* _Exercise description_: Copy exactly the lines that run from the top of the listing to the line containing "mathtext_internal.SHRINK_FACTOR = 0.56", both ends included, and omit the pictures.

* _Given material_:
+ + + + +

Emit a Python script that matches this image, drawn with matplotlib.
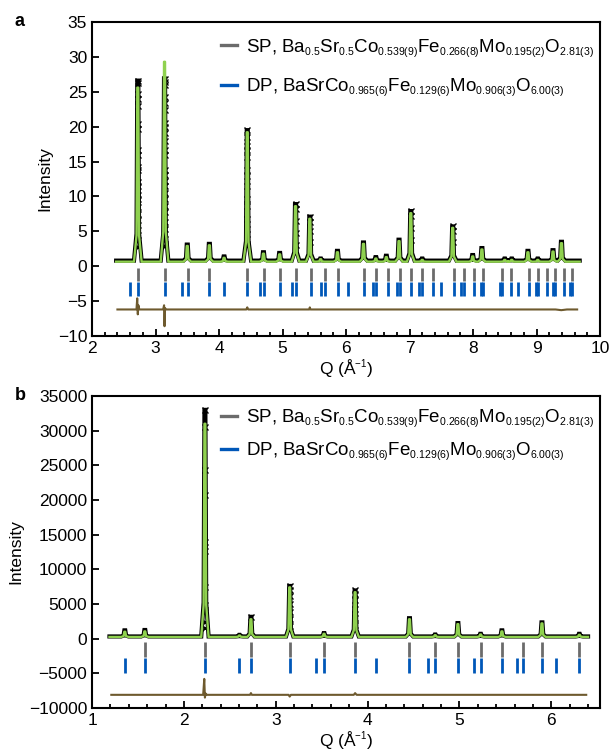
import numpy as np
import matplotlib
matplotlib.use("Agg")
import matplotlib.pyplot as plt
import matplotlib._mathtext as mathtext_internal
from matplotlib.ticker import MultipleLocator

plt.rcParams["font.family"] = ["Liberation Sans", "DejaVu Sans"]
plt.rcParams["mathtext.fontset"] = "custom"
plt.rcParams["mathtext.rm"] = "Liberation Sans"
plt.rcParams["mathtext.it"] = "Liberation Sans:italic"
plt.rcParams["mathtext.bf"] = "Liberation Sans:bold"
plt.rcParams["mathtext.default"] = "rm"
# the subscripts in the figure are set noticeably smaller than mathtext's default
mathtext_internal.SHRINK_FACTOR = 0.56

# ---------------- panel a ----------------
a_peak_q = [2.721, 3.142, 3.50, 3.848, 4.08, 4.445, 4.70, 4.955, 5.205, 5.43,
            5.60, 5.865, 6.275, 6.47, 6.635, 6.835, 7.02, 7.20, 7.68, 7.995,
            8.14, 8.50, 8.61, 8.865, 9.02, 9.26, 9.393]
a_calc_h = [25.6, 29.3, 2.9, 3.0, 1.2, 19.2, 1.8, 1.7, 8.6, 6.8,
            1.0, 2.0, 3.2, 1.1, 1.3, 3.6, 7.6, 0.9, 5.5, 1.4,
            2.4, 0.9, 0.9, 2.0, 0.9, 2.1, 3.3]
a_obs_h = [26.6, 26.9, 3.1, 3.2, 1.4, 19.5, 2.0, 1.9, 8.9, 7.1,
           1.1, 2.2, 3.4, 1.3, 1.5, 3.8, 7.9, 1.1, 5.7, 1.6,
           2.6, 1.1, 1.1, 2.2, 1.1, 2.3, 3.5]
a_calc_base = 0.65
a_obs_base = 0.8
a_q_range = (2.38, 9.68)

# individual observed points visible on the strong peaks
a_pts_q = ([2.721] * 21 + [3.142] * 24 + [4.445] * 14 + [5.205] * 5
           + [5.43] * 4 + [7.02] * 4 + [7.68] * 3)
a_pts_i = [26.6, 26.2, 24.7, 23.9, 22.9, 20.4, 19.7, 16.6, 15.9, 14.2, 13.8,
           12.1, 11.5, 10.2, 9.7, 8.5, 7.5, 6.6, 5.2, 3.7, 2.8,
           26.9, 26.4, 26.0, 24.3, 23.4, 22.4, 20.5, 20.0, 19.1, 17.9, 16.7,
           16.0, 13.8, 13.1, 12.2, 11.5, 10.5, 9.6, 8.6, 7.7, 6.3, 5.3, 3.9, 2.9,
           19.5, 18.5, 17.2, 16.7, 15.7, 13.8, 12.9, 11.5, 9.6, 8.6, 6.7, 5.3,
           3.9, 2.9,
           8.9, 8.2, 6.5, 4.7, 3.0,
           7.1, 6.4, 5.0, 3.5,
           7.9, 7.2, 5.5, 3.8,
           5.7, 5.0, 3.5]

a_diff_q = [2.40, 2.70, 2.712, 2.721, 2.730, 2.745, 3.12, 3.135, 3.142, 3.150,
            3.165, 4.43, 4.445, 4.46, 5.42, 5.43, 5.44, 9.30, 9.39, 9.48, 9.64]
a_diff_i = [-6.2, -6.2, -4.6, -6.9, -5.6, -6.2, -6.2, -5.6, -8.6, -6.0,
            -6.2, -6.2, -5.9, -6.2, -6.2, -5.9, -6.2, -6.2, -6.3, -6.2, -6.2]

a_sp_ticks = [2.721, 3.142, 3.513, 3.848, 4.443, 4.713, 4.968, 5.21, 5.442,
              5.664, 5.878, 6.284, 6.477, 6.665, 6.848, 7.026, 7.199, 7.369,
              7.696, 7.855, 8.01, 8.163, 8.46, 8.605, 8.887, 9.025, 9.161,
              9.294, 9.426, 9.556]
a_dp_extra = [2.605, 3.424, 4.082, 4.647, 5.151, 5.610, 6.033, 6.43, 6.80,
              7.156, 7.493, 7.816, 8.125, 8.424, 8.712, 8.99, 9.261, 9.524]
a_dp_ticks = sorted(a_sp_ticks + a_dp_extra)

# ---------------- panel b ----------------
b_peak_q = [1.357, 1.575, 2.229, 2.605, 2.730, 3.152, 3.526, 3.864, 4.456,
            4.736, 4.983, 5.23, 5.462, 5.898, 6.305]
b_calc_h = [1000, 1050, 31000, 450, 2800, 7400, 700, 6700, 2800,
            500, 2100, 600, 1050, 2200, 550]
b_obs_h = [1200, 1250, 33000, 550, 3150, 7600, 800, 6950, 2950,
           600, 2250, 700, 1200, 2350, 700]
b_calc_base = 250
b_obs_base = 320
b_q_range = (1.19, 6.40)

b_pts_q = [2.229] * 11 + [2.730] + [3.152] * 7 + [3.864] * 6
b_pts_i = [33000, 30600, 24300, 20700, 14000, 12650, 7500, 4860, 3900, 2450, 1500,
           3170,
           7600, 7000, 6200, 5000, 3900, 2800, 1800,
           6950, 6500, 5600, 4300, 3000, 1900]

b_diff_q = [1.21, 2.21, 2.222, 2.229, 2.236, 2.25, 2.72, 2.73, 2.74, 3.14,
            3.152, 3.165, 3.85, 3.864, 3.88, 6.38]
b_diff_i = [-8100, -8100, -5800, -8500, -7900, -8100, -8100, -7850, -8100,
            -8100, -8350, -8100, -8100, -7850, -8100, -8100]

b_sp_ticks = [1.575, 2.229, 2.730, 3.152, 3.526, 3.864, 4.456, 4.736, 4.983,
              5.23, 5.462, 5.688, 5.898, 6.305]
b_dp_extra = [1.357, 2.605, 3.435, 4.093, 4.656, 5.161, 5.626, 6.05]
b_dp_ticks = sorted(b_sp_ticks + b_dp_extra)

sp_label = (r"SP, Ba$_{0.5}$Sr$_{0.5}$Co$_{0.539(9)}$Fe$_{0.266(8)}$"
            r"Mo$_{0.195(2)}$O$_{2.81(3)}$")
dp_label = (r"DP, BaSrCo$_{0.965(6)}$Fe$_{0.129(6)}$Mo$_{0.906(3)}$"
            r"O$_{6.00(3)}$")

GREEN = "#8fd14f"
BROWN = "#6e5a2e"
GREY = "#6b6b6b"
BLUE = "#0057b8"


def profile(qs, hs, base, q_range, foot, shoulder, top):
    # polyline outline of narrow diffraction peaks on a flat background
    x = [q_range[0]]
    y = [base]
    for q, h in zip(qs, hs):
        x += [q - foot, q - shoulder, q - top, q + top, q + shoulder, q + foot]
        y += [base, base + 0.15 * (h - base), h, h, base + 0.15 * (h - base), base]
    x.append(q_range[1])
    y.append(base)
    return x, y


def draw_panel(ax, peak_q, calc_h, obs_h, calc_base, obs_base, q_range,
               pts_q, pts_i, diff_q, diff_i, sp_ticks, dp_ticks,
               sp_span, dp_span, foot, shoulder, top, leg_anchor, leg_spacing):
    ox, oy = profile(peak_q, obs_h, obs_base, q_range, foot, shoulder, top)
    cx, cy = profile(peak_q, calc_h, calc_base, q_range, foot, shoulder, top)
    ax.plot(ox, oy, color="black", lw=3.0, solid_joinstyle="miter", zorder=2)
    ax.plot(pts_q, pts_i, ls="none", marker="x", ms=3.8, mew=1.0,
            color="black", zorder=2)
    ax.plot(cx, cy, color=GREEN, lw=1.7, zorder=3)
    ax.plot(diff_q, diff_i, color=BROWN, lw=1.5, zorder=3)
    ax.vlines(sp_ticks, sp_span[0], sp_span[1], color=GREY, lw=2.0)
    ax.vlines(dp_ticks, dp_span[0], dp_span[1], color=BLUE, lw=2.0)
    ax.plot([], [], color=GREY, lw=2.4, label=sp_label)
    ax.plot([], [], color=BLUE, lw=2.4, label=dp_label)
    ax.legend(loc="upper right", bbox_to_anchor=leg_anchor, frameon=False,
              fontsize=13.5, handlelength=0.9, handletextpad=0.45,
              labelspacing=leg_spacing, borderaxespad=0, borderpad=0)
    for s in ax.spines.values():
        s.set_linewidth(1.5)
    ax.tick_params(which="both", direction="in", top=False, right=False,
                   labelsize=12.5, width=1.3)
    ax.tick_params(which="major", length=5)
    ax.tick_params(which="minor", length=3)
    ax.xaxis.set_major_locator(MultipleLocator(1))
    ax.xaxis.set_minor_locator(MultipleLocator(0.2))
    ax.set_xlabel(r"Q (Å$^{-1}$)", fontsize=12.5, labelpad=1)
    ax.set_ylabel("Intensity", fontsize=12.5, labelpad=4)


fig = plt.figure(figsize=(6.11, 7.54), dpi=100)
ax1 = fig.add_axes([0.1506, 0.5544, 0.8314, 0.4164])
ax2 = fig.add_axes([0.1506, 0.0610, 0.8314, 0.4138])

draw_panel(ax1, a_peak_q, a_calc_h, a_obs_h, a_calc_base, a_obs_base, a_q_range,
           a_pts_q, a_pts_i, a_diff_q, a_diff_i, a_sp_ticks, a_dp_ticks,
           (-0.2, -2.1), (-2.3, -4.3), 0.06, 0.02, 0.008,
           (0.988, 0.952), 0.95)
ax1.set_xlim(2, 10)
ax1.set_ylim(-10, 35)
ax1.yaxis.set_major_locator(MultipleLocator(5))

draw_panel(ax2, b_peak_q, b_calc_h, b_obs_h, b_calc_base, b_obs_base, b_q_range,
           b_pts_q, b_pts_i, b_diff_q, b_diff_i, b_sp_ticks, b_dp_ticks,
           (-500, -2600), (-2800, -5000), 0.04, 0.014, 0.005,
           (0.988, 0.963), 0.6)
ax2.set_xlim(1, 6.53)
ax2.set_ylim(-10000, 35000)
ax2.yaxis.set_major_locator(MultipleLocator(5000))

fig.text(15 / 611, 1 - 22 / 754, "a", fontsize=13, fontweight="bold",
         ha="left", va="center")
fig.text(15 / 611, 1 - 396 / 754, "b", fontsize=13, fontweight="bold",
         ha="left", va="center")

fig.savefig("out.png", dpi=100)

+ + + + +

* _Exercise output_:
Emit a Python script that matches this image, drawn with matplotlib.
import numpy as np
import matplotlib
matplotlib.use("Agg")
import matplotlib.pyplot as plt
import matplotlib._mathtext as mathtext_internal
from matplotlib.ticker import MultipleLocator

plt.rcParams["font.family"] = ["Liberation Sans", "DejaVu Sans"]
plt.rcParams["mathtext.fontset"] = "custom"
plt.rcParams["mathtext.rm"] = "Liberation Sans"
plt.rcParams["mathtext.it"] = "Liberation Sans:italic"
plt.rcParams["mathtext.bf"] = "Liberation Sans:bold"
plt.rcParams["mathtext.default"] = "rm"
# the subscripts in the figure are set noticeably smaller than mathtext's default
mathtext_internal.SHRINK_FACTOR = 0.56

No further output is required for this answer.